## Exercise brief
Only the lines from the one with "Convert this diagram to TikZ code." through the one with "inner sep=0pt] (fig)", inclusive, should be echoed exactly; pictures are left out.

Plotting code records
.....
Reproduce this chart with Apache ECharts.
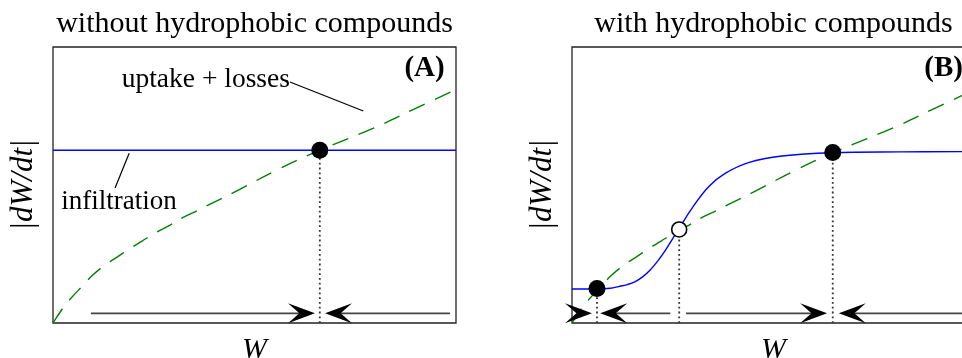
<!DOCTYPE html>
<html>
<head>
<meta charset="utf-8">
<script src="https://cdn.jsdelivr.net/npm/echarts@6/dist/echarts.min.js"></script>
<style>html,body{margin:0;padding:0;background:#fff}#c{width:962px;height:358px}</style>
</head>
<body>
<div id="c"></div>
<script>
// ---- data (W and |dW/dt| in axis units 0..1) ----
const titles = ['without hydrophobic compounds', 'with hydrophobic compounds'];
const panelTags = ['(A)', '(B)'];
const tagPos = [0.922, 0.922];
const xName = 'W';
const yName = '|dW/dt|';

// uptake + losses (same curve in both panels)
const lossW    = [0, 0.026, 0.044, 0.075, 0.096, 0.129, 0.158, 0.191, 0.220, 0.257, 0.286, 0.323, 0.352, 0.390, 0.450, 0.555, 0.662, 0.800, 0.900, 1.000];
const lossRate = [0, 0.057, 0.089, 0.137, 0.170, 0.210, 0.238, 0.270, 0.296, 0.329, 0.351, 0.383, 0.403, 0.431, 0.474, 0.554, 0.626, 0.709, 0.778, 0.846];

// infiltration
const infAW    = [0, 1];
const infARate = [0.626, 0.626];
const infBW    = [0, 0.062, 0.095, 0.116, 0.137, 0.157, 0.176, 0.194, 0.213, 0.232, 0.265, 0.298, 0.339, 0.380, 0.438, 0.521, 0.645, 0.815, 1.000];
const infBRate = [0.123, 0.123, 0.126, 0.132, 0.139, 0.150, 0.168, 0.192, 0.225, 0.264, 0.341, 0.416, 0.494, 0.542, 0.581, 0.605, 0.617, 0.620, 0.621];

// fixed points
const stableA   = [[0.662, 0.626]];
const stableB   = [[0.062, 0.125], [0.647, 0.618]];
const unstableB = [[0.266, 0.339]];

// flow arrows on the W axis
const arrowRate = 0.035;
const shaftsA = [[0.094, 0.640], [0.690, 0.985]];
const rightTipsA = [0.650];
const leftTipsA  = [0.675];
const shaftsB = [[0.090, 0.244], [0.283, 0.620], [0.680, 1.000]];
const rightTipsB = [0.0496, 0.633];
const leftTipsB  = [0.070, 0.662];

// annotations (panel A)
const upLabel = ['uptake + losses', 0.588, 0.880];
const upLeader = [[0.588, 0.873], [0.770, 0.768]];
const infLabel = ['infiltration', 0.164, 0.437];
const infLeader = [[0.154, 0.489], [0.189, 0.615]];

// ---- build ----
const zip = (xs, ys) => xs.map((x, i) => [x, ys[i]]);
const SERIF = '"Liberation Serif", "DejaVu Serif", serif';
const RIGHT_HEAD = 'path://M26,9.5 L0,0 L11,9.5 L0,19 Z';
const LEFT_HEAD  = 'path://M0,9.5 L26,0 L15,9.5 L26,19 Z';

function panelSeries(idx, infPts, stable, unstable, shafts, rTips, lTips) {
  const ax = {xAxisIndex: idx, yAxisIndex: idx};
  const s = [];
  const fixed = stable.concat(unstable);
  fixed.forEach(p => s.push(Object.assign({
    type: 'line', data: [[p[0], 0], p], symbol: 'none', silent: true, z: 2,
    lineStyle: {color: '#333', width: 1.8, type: [1.8, 3]}
  }, ax)));
  shafts.forEach(sh => s.push(Object.assign({
    type: 'line', data: [[sh[0], arrowRate], [sh[1], arrowRate]], symbol: 'none', silent: true, z: 2,
    lineStyle: {color: '#444', width: 1.7}
  }, ax)));
  s.push(Object.assign({
    type: 'line', data: zip(lossW, lossRate), symbol: 'none', smooth: 0.4, z: 3,
    lineStyle: {color: '#008000', width: 1.4, type: [17, 11]}
  }, ax));
  s.push(Object.assign({
    type: 'line', data: infPts, symbol: 'none', smooth: 0.4, z: 3,
    lineStyle: {color: '#0000ff', width: 1.4}
  }, ax));
  s.push(Object.assign({
    type: 'scatter', data: rTips.map(t => [t, arrowRate]), symbol: RIGHT_HEAD,
    symbolSize: [27, 20], symbolOffset: [-13.5, 0], clip: false, z: 5,
    itemStyle: {color: '#000', opacity: 1}
  }, ax));
  s.push(Object.assign({
    type: 'scatter', data: lTips.map(t => [t, arrowRate]), symbol: LEFT_HEAD,
    symbolSize: [27, 20], symbolOffset: [13.5, 0], clip: false, z: 5,
    itemStyle: {color: '#000', opacity: 1}
  }, ax));
  s.push(Object.assign({
    type: 'scatter', data: stable, symbol: 'circle', symbolSize: 17, z: 6,
    itemStyle: {color: '#000', opacity: 1}
  }, ax));
  if (unstable.length) s.push(Object.assign({
    type: 'scatter', data: unstable, symbol: 'circle', symbolSize: 15, z: 6,
    itemStyle: {color: '#fff', borderColor: '#000', borderWidth: 1.6, opacity: 1}
  }, ax));
  s.push(Object.assign({
    type: 'scatter', data: [[tagPos[0], tagPos[1], panelTags[idx]]], symbolSize: 0, z: 7,
    itemStyle: {opacity: 1},
    label: {show: true, position: 'inside', formatter: p => p.data[2],
      fontFamily: SERIF, fontWeight: 'bold', fontSize: 29, color: '#000'}
  }, ax));
  return s;
}

const series = []
  .concat(panelSeries(0, zip(infAW, infARate), stableA, [], shaftsA, rightTipsA, leftTipsA))
  .concat(panelSeries(1, zip(infBW, infBRate), stableB, unstableB, shaftsB, rightTipsB, leftTipsB));

[upLeader, infLeader].forEach(l => series.push({
  type: 'line', data: l, symbol: 'none', xAxisIndex: 0, yAxisIndex: 0, z: 4,
  lineStyle: {color: '#000', width: 1.2}
}));
[upLabel, infLabel].forEach((l, i) => series.push({
  type: 'scatter', data: [[l[1], l[2], l[0]]], symbolSize: 0, xAxisIndex: 0, yAxisIndex: 0, z: 7,
  itemStyle: {opacity: 1},
  label: {show: true, position: 'inside', align: i === 0 ? 'right' : 'center', verticalAlign: 'middle',
    formatter: p => p.data[2], fontFamily: SERIF, fontSize: i === 0 ? 27.5 : 27, color: '#000'}
}));

const grids = [
  {left: 53, top: 47, width: 403, height: 276},
  {left: 572, top: 47, width: 403, height: 276}
];
const axisCommon = {
  type: 'value', min: 0, max: 1,
  axisLine: {show: false}, axisTick: {show: false}, axisLabel: {show: false}, splitLine: {show: false}
};
const option = {
  animation: false,
  backgroundColor: '#fff',
  title: titles.map((t, i) => ({
    text: t, left: grids[i].left + grids[i].width / 2, top: 9, textAlign: 'center', padding: 0,
    textStyle: {fontFamily: SERIF, fontWeight: 'normal', fontSize: 30, color: '#000'}
  })),
  grid: grids.map(g => Object.assign({show: true, outerBoundsMode: 'none', containLabel: false,
    borderColor: '#222', borderWidth: 1.3, backgroundColor: 'transparent'}, g)),
  xAxis: grids.map((g, i) => Object.assign({}, axisCommon, {
    gridIndex: i, name: xName, nameLocation: 'middle', nameGap: 12,
    nameTextStyle: {fontFamily: SERIF, fontStyle: 'italic', fontSize: 30, color: '#000', verticalAlign: 'top'}
  })),
  yAxis: grids.map((g, i) => Object.assign({}, axisCommon, {
    gridIndex: i, name: yName, nameLocation: 'middle', nameGap: 14,
    nameTextStyle: {fontFamily: SERIF, fontStyle: 'italic', fontSize: 31, color: '#000'}
  })),
  series: series
};
echarts.init(document.getElementById('c'), null, {renderer: 'canvas'}).setOption(option);
</script>
</body>
</html>
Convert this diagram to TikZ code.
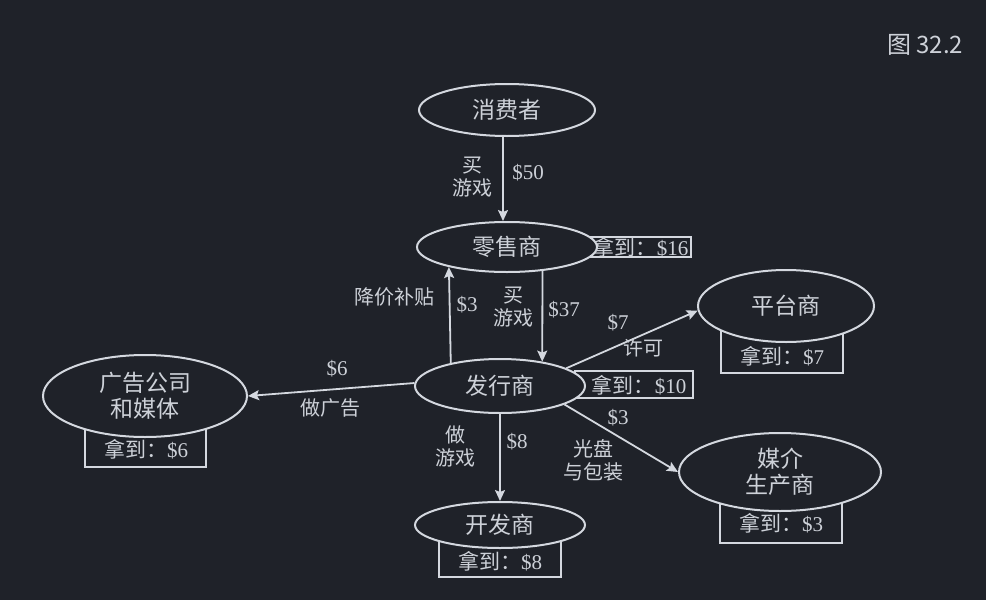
\documentclass[tikz,border=0pt]{standalone}
\usepackage{fontspec}
\setmainfont{Liberation Serif}
\newfontfamily\cjk{Noto Sans CJK SC}
\usetikzlibrary{shapes.geometric,arrows.meta}
\definecolor{bg}{HTML}{1F2229}
\definecolor{fg}{HTML}{D4D8DF}
\definecolor{tx}{HTML}{CDD1D8}
\begin{document}
\begin{tikzpicture}[x=1pt,y=-1pt,
  ell/.style={ellipse, draw=fg, line width=2pt, fill=bg, inner sep=0pt, text=tx,
    font=\cjk\fontsize{23}{26}\selectfont, align=center},
  gotbox/.style={draw=fg, line width=1.8pt, rectangle, inner sep=0pt},
  gottxt/.style={text=tx, font=\fontsize{21}{23}\selectfont, inner sep=0pt},
  arr/.style={draw=fg, line width=1.8pt, -{Stealth[length=11pt,width=10pt,inset=2pt]}},
  lab/.style={text=tx, font=\cjk\fontsize{20}{23}\selectfont, align=center, inner sep=0pt},
  num/.style={text=tx, font=\fontsize{21}{23}\selectfont, inner sep=0pt}]

\fill[bg] (0,0) rectangle (986,600);
\useasboundingbox (0,0) rectangle (986,600);

% figure number
\node[text=tx, font=\cjk\fontsize{24}{26}\selectfont, inner sep=0pt] (fig) at (925,45) {图 32.2};

% boxes (drawn first, partly hidden by ellipses)
\node[gotbox, minimum width=116pt, minimum height=20pt] (rbox) at (633,247) {};
\node[gotbox, minimum width=118pt, minimum height=27pt] (pbox) at (634,384.5) {};
\node[gotbox, minimum width=122pt, minimum height=53pt] (plbox) at (782,346.5) {};
\node[gotbox, minimum width=122pt, minimum height=48pt] (mbox) at (781,519) {};
\node[gotbox, minimum width=122pt, minimum height=42pt] (dbox) at (500,556) {};
\node[gotbox, minimum width=121pt, minimum height=47pt] (abox) at (145.5,443.5) {};

% ellipses
\node[ell, minimum width=176pt, minimum height=52pt] (C) at (507,110) {消费者};
\node[ell, minimum width=180pt, minimum height=50pt] (R) at (507,247) {零售商};
\node[ell, minimum width=170pt, minimum height=54pt] (P) at (500,386) {发行商};
\node[ell, minimum width=176pt, minimum height=72pt] (PL) at (786,306) {平台商};
\node[ell, minimum width=202pt, minimum height=78pt] (M) at (780,472) {媒介\\生产商};
\node[ell, minimum width=170pt, minimum height=46pt] (D) at (500,525) {开发商};
\node[ell, minimum width=204pt, minimum height=82pt] (A) at (145,396) {广告公司\\和媒体};

% box texts
\node[gottxt] (rtxt) at (641,247) {\cjk 拿到：\rmfamily\$16};
\node[gottxt] (ptxt) at (639,385) {\cjk 拿到：\rmfamily\$10};
\node[gottxt] (pltxt) at (782,356) {\cjk 拿到：\rmfamily\$7};
\node[gottxt] (mtxt) at (781,523) {\cjk 拿到：\rmfamily\$3};
\node[gottxt] (dtxt) at (500,561) {\cjk 拿到：\rmfamily\$8};
\node[gottxt] (atxt) at (146,449) {\cjk 拿到：\rmfamily\$6};

% connectors
\draw[arr] ([xshift=-4pt]C.south) -- ([xshift=-4pt]R.north)
  node[lab] (l1) at (472,177) {买\\游戏}
  node[num] (n1) at (528,173) {\$50};
\draw[arr] (P.155.1) -- (R.199.8)
  node[lab] (l2) at (394,297) {降价补贴}
  node[num] (n2) at (467,305) {\$3};
\draw[arr] (R.-34.2) -- (P.30)
  node[lab] (l3) at (513,307) {买\\游戏}
  node[num] (n3) at (564,310) {\$37};
\draw[arr] (P.15) -- (PL.183)
  node[num] (n4) at (618,323) {\$7}
  node[lab] (l4) at (643,348) {许可};
\draw[arr] (P.-16) -- (M.180)
  node[num] (n5) at (618,418) {\$3}
  node[lab] (l5) at (593,460) {光盘\\与包装};
\draw[arr] (P.south) -- (D.north)
  node[lab] (l6) at (455,446) {做\\游戏}
  node[num] (n6) at (517,442) {\$8};
\draw[arr] (P.178) -- (A.east)
  node[num] (n7) at (337,369) {\$6}
  node[lab] (l7) at (330,408) {做广告};
\end{tikzpicture}
\end{document}
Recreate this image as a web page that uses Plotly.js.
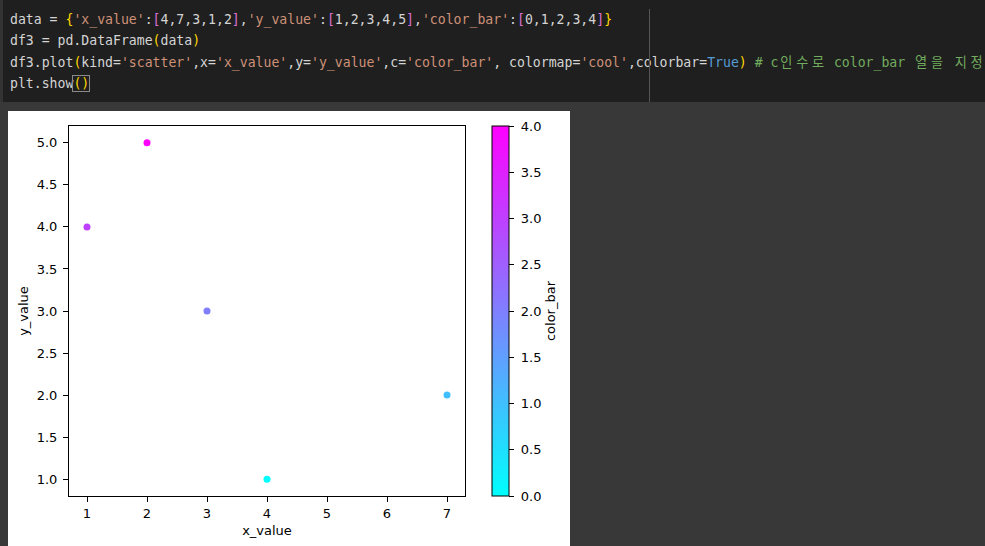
<!DOCTYPE html>
<html>
<head>
<meta charset="utf-8">
<script src="https://cdn.plot.ly/plotly-3.0.1.min.js"></script>
<style>
  html, body { margin:0; padding:0; width:985px; height:546px; overflow:hidden; background:#383838; }
  #code { position:absolute; left:0; top:0; width:985px; height:102px; background:#1f1f1f; overflow:hidden; }
  #code .strip { position:absolute; left:0; top:0; width:3px; height:102px; background:#333333; }
  #code .ruler { position:absolute; left:649px; top:9px; width:1px; height:93px; background:#555555; }
  #code pre { position:absolute; left:10px; top:9px; margin:0; font-family:'DejaVu Sans Mono', monospace; font-size:13.17px; line-height:21px; color:#d4d4d4; white-space:pre; }
  .s { color:#ce9178; } .b { color:#ffd700; } .k { color:#da70d6; } .t { color:#569cd6; } .c { color:#72ac5e; }
  .h { display:inline-block; width:15.86px; text-align:center; font-family:'Noto Sans CJK KR', sans-serif; }
  .m { outline:1px solid #8a8a8a; outline-offset:0px; }
  #fig { position:absolute; left:8px; top:111px; width:562px; height:435px; background:#ffffff; }
</style>
</head>
<body>
<div id="code">
  <div class="strip"></div>
  <pre>data = <span class="b">{</span><span class="s">'x_value'</span>:<span class="k">[</span>4,7,3,1,2<span class="k">]</span>,<span class="s">'y_value'</span>:<span class="k">[</span>1,2,3,4,5<span class="k">]</span>,<span class="s">'color_bar'</span>:<span class="k">[</span>0,1,2,3,4<span class="k">]</span><span class="b">}</span>
df3 = pd.DataFrame<span class="b">(</span>data<span class="b">)</span>
df3.plot<span class="b">(</span>kind=<span class="s">'scatter'</span>,x=<span class="s">'x_value'</span>,y=<span class="s">'y_value'</span>,c=<span class="s">'color_bar'</span>, colormap=<span class="s">'cool'</span>,colorbar=<span class="t">True</span><span class="b">)</span> <span class="c"># c<span class="h">인</span><span class="h">수</span><span class="h">로</span> color_bar <span class="h">열</span><span class="h">을</span> <span class="h">지</span><span class="h">정</span></span>
plt.show<span class="m"><span class="b">()</span></span></pre>
  <div class="ruler"></div>
</div>
<div id="fig"></div>
<script>
// Data
const xValue = [4, 7, 3, 1, 2];
const yValue = [1, 2, 3, 4, 5];
const colorBar = [0, 1, 2, 3, 4];
const xLabel = 'x_value';
const yLabel = 'y_value';
const cLabel = 'color_bar';

const font = {family: 'DejaVu Sans, sans-serif', size: 13, color: '#000000'};

const trace = {
  type: 'scatter',
  mode: 'markers',
  x: xValue,
  y: yValue,
  marker: {
    size: 7,
    color: colorBar,
    cmin: 0,
    cmax: 4,
    colorscale: [[0, 'rgb(0,255,255)'], [1, 'rgb(255,0,255)']],
    line: {width: 0},
    showscale: true,
    colorbar: {
      x: 1.0655, xanchor: 'left', xref: 'paper', xpad: 0,
      y: 0.5, yanchor: 'middle', ypad: 0,
      len: 370, lenmode: 'pixels',
      thickness: 17, thicknessmode: 'pixels',
      outlinewidth: 1, outlinecolor: '#000000',
      ticks: 'outside', ticklen: 5, tickwidth: 1, tickcolor: '#000000',
      tick0: 0, dtick: 0.5, tickformat: '.1f', tickprefix: ' ',
      tickfont: font,
      title: {text: cLabel, side: 'right', font: font},
      bgcolor: 'rgba(0,0,0,0)', borderwidth: 0
    }
  },
  hoverinfo: 'x+y'
};

const axisCommon = {
  showgrid: false, zeroline: false,
  showline: true, mirror: true, linecolor: '#000000', linewidth: 1,
  ticks: 'outside', ticklen: 5, tickwidth: 1, tickcolor: '#000000',
  tickfont: font
};

const layout = {
  width: 562, height: 435,
  margin: {l: 61, r: 104, t: 15, b: 50, pad: 0},
  paper_bgcolor: '#ffffff', plot_bgcolor: '#ffffff',
  font: font,
  showlegend: false,
  xaxis: Object.assign({}, axisCommon, {
    range: [0.7, 7.3], tick0: 1, dtick: 1,
    title: {text: xLabel, font: font, standoff: 6}
  }),
  yaxis: Object.assign({}, axisCommon, {
    range: [0.8, 5.2], tick0: 0, dtick: 0.5, tickformat: '.1f',
    ticklabelstandoff: 3,
    title: {text: yLabel, font: font, standoff: 5}
  })
};

Plotly.newPlot('fig', [trace], layout, {displayModeBar: false, staticPlot: true});
</script>
</body>
</html>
.....
## Answer for this exercise
Convert this diagram to TikZ code.
\documentclass[tikz,border=0pt]{standalone}
\usepackage{fontspec}
\setmainfont{Liberation Serif}
\newfontfamily\cjk{Noto Sans CJK SC}
\usetikzlibrary{shapes.geometric,arrows.meta}
\definecolor{bg}{HTML}{1F2229}
\definecolor{fg}{HTML}{D4D8DF}
\definecolor{tx}{HTML}{CDD1D8}
\begin{document}
\begin{tikzpicture}[x=1pt,y=-1pt,
  ell/.style={ellipse, draw=fg, line width=2pt, fill=bg, inner sep=0pt, text=tx,
    font=\cjk\fontsize{23}{26}\selectfont, align=center},
  gotbox/.style={draw=fg, line width=1.8pt, rectangle, inner sep=0pt},
  gottxt/.style={text=tx, font=\fontsize{21}{23}\selectfont, inner sep=0pt},
  arr/.style={draw=fg, line width=1.8pt, -{Stealth[length=11pt,width=10pt,inset=2pt]}},
  lab/.style={text=tx, font=\cjk\fontsize{20}{23}\selectfont, align=center, inner sep=0pt},
  num/.style={text=tx, font=\fontsize{21}{23}\selectfont, inner sep=0pt}]

\fill[bg] (0,0) rectangle (986,600);
\useasboundingbox (0,0) rectangle (986,600);

% figure number
\node[text=tx, font=\cjk\fontsize{24}{26}\selectfont, inner sep=0pt] (fig) at (925,45) {图 32.2};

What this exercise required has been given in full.